Karen Jackson Ford’s Gender and the Poetics of Excess explores the extravagant writing styles of American women poets who simultaneously parody the stereotype of the gabby female and demand a place for their words in a literary tradition that is inhospitable to women writers.
Karen J. Ford
Publications include: Split-Gut Song: Jean Toomer & The Poetics of Modernity; Gender and the Poetics of Excess: Moments of Brocade; “The Sonnets of Satin-Legs Brooks”; “Marking Time in Native America: Haiku, Elegy, Survival”; and “The Fight and the Fiddle in African American Poetry.”

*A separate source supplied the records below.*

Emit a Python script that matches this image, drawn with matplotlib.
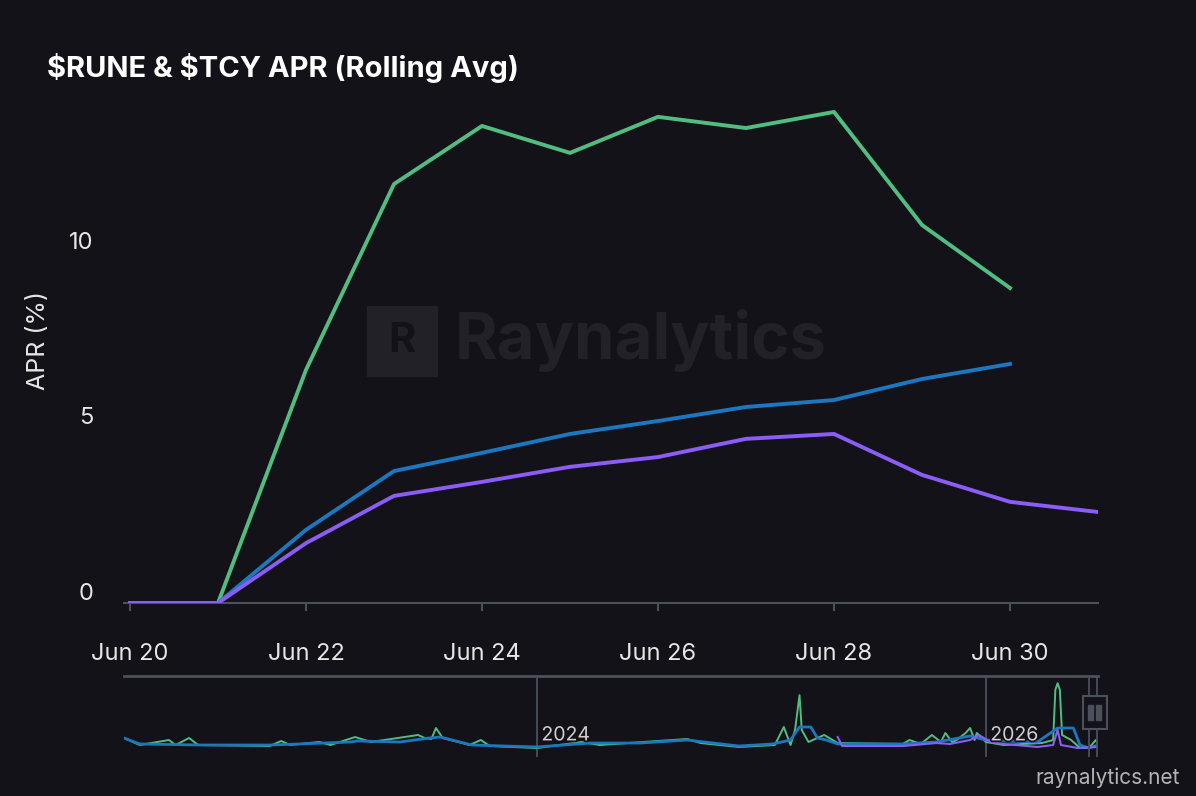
import numpy as np
import matplotlib
matplotlib.use("Agg")
import matplotlib.pyplot as plt
import matplotlib.dates as mdates
from matplotlib.patches import Rectangle
import matplotlib.patheffects as pe
from matplotlib.transforms import ScaledTranslation

plt.rcParams['font.family'] = ['Inter', 'DejaVu Sans']

BG = "#131218"
GREEN = "#52bd80"
BLUE = "#1b78c0"
PURPLE = "#8b5cf6"
AXIS = "#4b505c"

# main chart, daily rolling APR (%)
days = np.array(["2026-06-20", "2026-06-21", "2026-06-22", "2026-06-23", "2026-06-24",
                 "2026-06-25", "2026-06-26", "2026-06-27", "2026-06-28", "2026-06-29",
                 "2026-06-30", "2026-07-01"], dtype="datetime64[D]")
green = [0, 0, 6.66, 11.97, 13.63, 12.86, 13.89, 13.57, 14.03, 10.8, 9.0]
blue = [0, 0, 2.09, 3.77, 4.29, 4.83, 5.2, 5.6, 5.8, 6.4, 6.83]
purple = [0, 0, 1.71, 3.06, 3.46, 3.89, 4.17, 4.69, 4.83, 3.66, 2.89, 2.6]

# navigator overview (decimal years)
nav_blue_x = [2022.16, 2022.23, 2022.50, 2022.81, 2022.94, 2023.17, 2023.20, 2023.39,
              2023.52, 2023.57, 2023.71, 2024.00, 2024.24, 2024.46, 2024.67, 2024.90,
              2025.05, 2025.13, 2025.17, 2025.22, 2025.25, 2025.29, 2025.34, 2025.63,
              2025.78, 2025.93, 2026.00, 2026.08, 2026.23, 2026.32, 2026.39, 2026.42,
              2026.46, 2026.50]
nav_blue = [16.7, 6.7, 5, 5, 6.7, 10, 11.7, 10, 16.7, 18.3, 5, 1.7, 8.3, 8.3, 13.3, 3.3,
            6.7, 13.3, 35, 35, 16.7, 13.3, 6.7, 6.7, 10, 20, 13.3, 11.7, 10, 33.3, 33.3,
            5, 0, 5]
nav_green_x = [2022.16, 2022.23, 2022.36, 2022.39, 2022.45, 2022.49, 2022.81, 2022.86,
               2022.90, 2023.03, 2023.08, 2023.19, 2023.26, 2023.47, 2023.50, 2023.53,
               2023.55, 2023.58, 2023.70, 2023.75, 2023.79, 2024.00, 2024.20, 2024.28,
               2024.67, 2024.73, 2024.90, 2025.06, 2025.10, 2025.13, 2025.15, 2025.17,
               2025.18, 2025.21, 2025.28, 2025.34, 2025.63, 2025.66, 2025.71, 2025.76,
               2025.80, 2025.82, 2025.85, 2025.87, 2025.91, 2025.93, 2025.95, 2025.96,
               2026.00, 2026.08, 2026.25, 2026.30, 2026.31, 2026.32, 2026.33, 2026.34,
               2026.38, 2026.42, 2026.46, 2026.49, 2026.50]
nav_green = [16.7, 5, 13.3, 5, 16.7, 5, 3.3, 11.7, 5, 10, 5, 18.3, 10, 21.7, 16.7, 15,
             33.3, 16.7, 5, 13.3, 3.3, 0, 10, 5, 15, 8.3, 1.7, 5, 35, 5, 30, 88, 30,
             10, 21.7, 8.3, 6.7, 13.3, 6.7, 21.7, 10, 25, 10, 13.3, 25, 33.3, 13.3, 25,
             10, 5, 8.3, 13.3, 97, 108, 97, 21.7, 13.3, 0, 0, 13.3, 5]
nav_purple_x = [2025.34, 2025.36, 2025.63, 2025.78, 2025.84, 2025.93, 2025.97, 2026.02,
                2026.08, 2026.23, 2026.30, 2026.32, 2026.335, 2026.41, 2026.50]
nav_purple = [18.3, 3.3, 3.3, 8.3, 6.7, 13.3, 21.7, 10, 6.7, 1.7, 5, 30, 5, 0, 1.7]

W, H = 1196, 796
fig = plt.figure(figsize=(W / 100, H / 100), dpi=100, facecolor=BG)

ax = fig.add_axes([124 / W, 1 - 603 / H, 974 / W, 525 / H])
ax.set_facecolor(BG)
ax.plot(days[:len(green)], green, color=GREEN, lw=2.8, zorder=3)
ax.plot(days[:len(blue)], blue, color=BLUE, lw=2.8, zorder=4)
ax.plot(days[:len(purple)], purple, color=PURPLE, lw=2.8, zorder=5)
ax.set_ylim(0, 15)
ax.set_xlim(days[0] - np.timedelta64(98, "m"), days[-1])
ax.xaxis.set_major_locator(mdates.DayLocator(bymonthday=[20, 22, 24, 26, 28, 30]))
ax.xaxis.set_major_formatter(mdates.DateFormatter("%b %d"))
ax.set_yticks([0, 5, 10])
ax.set_yticklabels(["0", "5", "10"])
for s in ["top", "right", "left"]:
    ax.spines[s].set_visible(False)
ax.spines["bottom"].set_color(AXIS)
ax.spines["bottom"].set_linewidth(1.5)
ax.tick_params(axis="x", colors=AXIS, length=6, width=1.5, pad=23,
               labelcolor="#e6e6e6", labelsize=17)
ax.tick_params(axis="y", length=0, pad=22, labelcolor="#e6e6e6", labelsize=17)
for lbl in ax.get_yticklabels():
    lbl.set_transform(lbl.get_transform() + ScaledTranslation(0, 12 / 100, fig.dpi_scale_trans))
ax.set_ylabel("APR (%)", color="#e6e6e6", fontsize=18)
ax.yaxis.set_label_coords(-74 / 974, 0.5)

# watermark
fig.patches.append(Rectangle((367 / W, 1 - 376 / H), 70 / W, 70 / H, transform=fig.transFigure,
                             color="#222127", zorder=0))
fig.text(402 / W, 1 - 341 / H, "R", color=BG, fontsize=30, fontweight="bold",
         ha="center", va="center", zorder=1)
fig.text(455 / W, 1 - 341 / H, "Raynalytics", color="#222127", fontsize=47,
         fontweight="bold", ha="left", va="center", zorder=1)

fig.text(47 / W, 1 - 68 / H, r"\$RUNE & \$TCY APR (Rolling Avg)", color="white",
         fontsize=21, fontweight="bold", ha="left", va="center")

# navigator
nav = fig.add_axes([124 / W, 1 - 757 / H, 974 / W, 81 / H])
nav.set_facecolor(BG)
nav.set_xlim(2022.16, 2026.50)
nav.set_ylim(-15, 120)
nav.plot(nav_green_x, nav_green, color=GREEN, lw=1.4, zorder=3)
nav.plot(nav_blue_x, nav_blue, color=BLUE, lw=2.0, zorder=4)
nav.plot(nav_purple_x, nav_purple, color=PURPLE, lw=1.5, zorder=5)
for s in ["bottom", "right", "left"]:
    nav.spines[s].set_visible(False)
nav.spines["top"].set_color(AXIS)
nav.spines["top"].set_linewidth(2)
nav.set_xticks([])
nav.set_yticks([])
for yr in [2024, 2026]:
    nav.axvline(yr, color=AXIS, lw=1.3, zorder=2)
    nav.text(yr + 0.02, 21, str(yr), color="#d0d0d0", fontsize=14, ha="left", va="center",
             zorder=6, path_effects=[pe.withStroke(linewidth=2.5, foreground=BG)])
nav.axvline(2026.46, color=AXIS, lw=1.3, zorder=6)
nav.axvline(2026.497, color=AXIS, lw=1.3, zorder=6)

# handle
fig.patches.append(Rectangle((1083 / W, 1 - 729 / H), 24 / W, 33 / H, transform=fig.transFigure,
                             facecolor=BG, edgecolor=AXIS, lw=1.5, zorder=7))
for hx in [1088, 1096]:
    fig.patches.append(Rectangle((hx / W, 1 - 720 / H), 5 / W, 15 / H, transform=fig.transFigure,
                                 color=AXIS, zorder=8))

fig.text(1180 / W, 1 - 778 / H, "raynalytics.net", color="#b4b4b4", fontsize=15,
         ha="right", va="center")

fig.savefig("out.png", dpi=100, facecolor=BG)
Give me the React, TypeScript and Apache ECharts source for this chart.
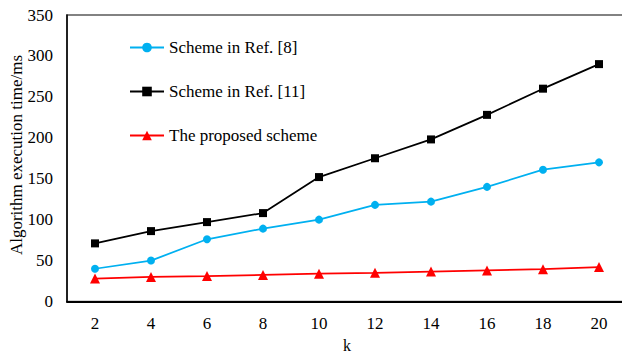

I work on nineteenth- and twentieth-century American poetry and poetics. I am interested in the politics of literary form--how writers employ poetic forms for social and political purposes. My first book, Gender and the Poetics of Excess, explores the extravagant writing styles of some women poets who simultaneously parody the stereotype of the gabby female and demand a place for their words in a literary tradition that is inhospitable to women writers. My second, Split-Gut Song: Jean Toomer and the Poetics of Modernity, investigates how Toomer and other modernist writers equated certain poetic forms with specific racial or national identities. I am currently at work on a book about race and poetic form, trying to understand the processes by which some forms--the sonnet, ballad, haiku, or free verse, for instance--are "racialized," given a racial content or asked to do racial work in the literary culture. How does Native American poet Gerald Vizenor, for example, come to view Japanese haiku as a form that can record his Anishinaabe oral heritage?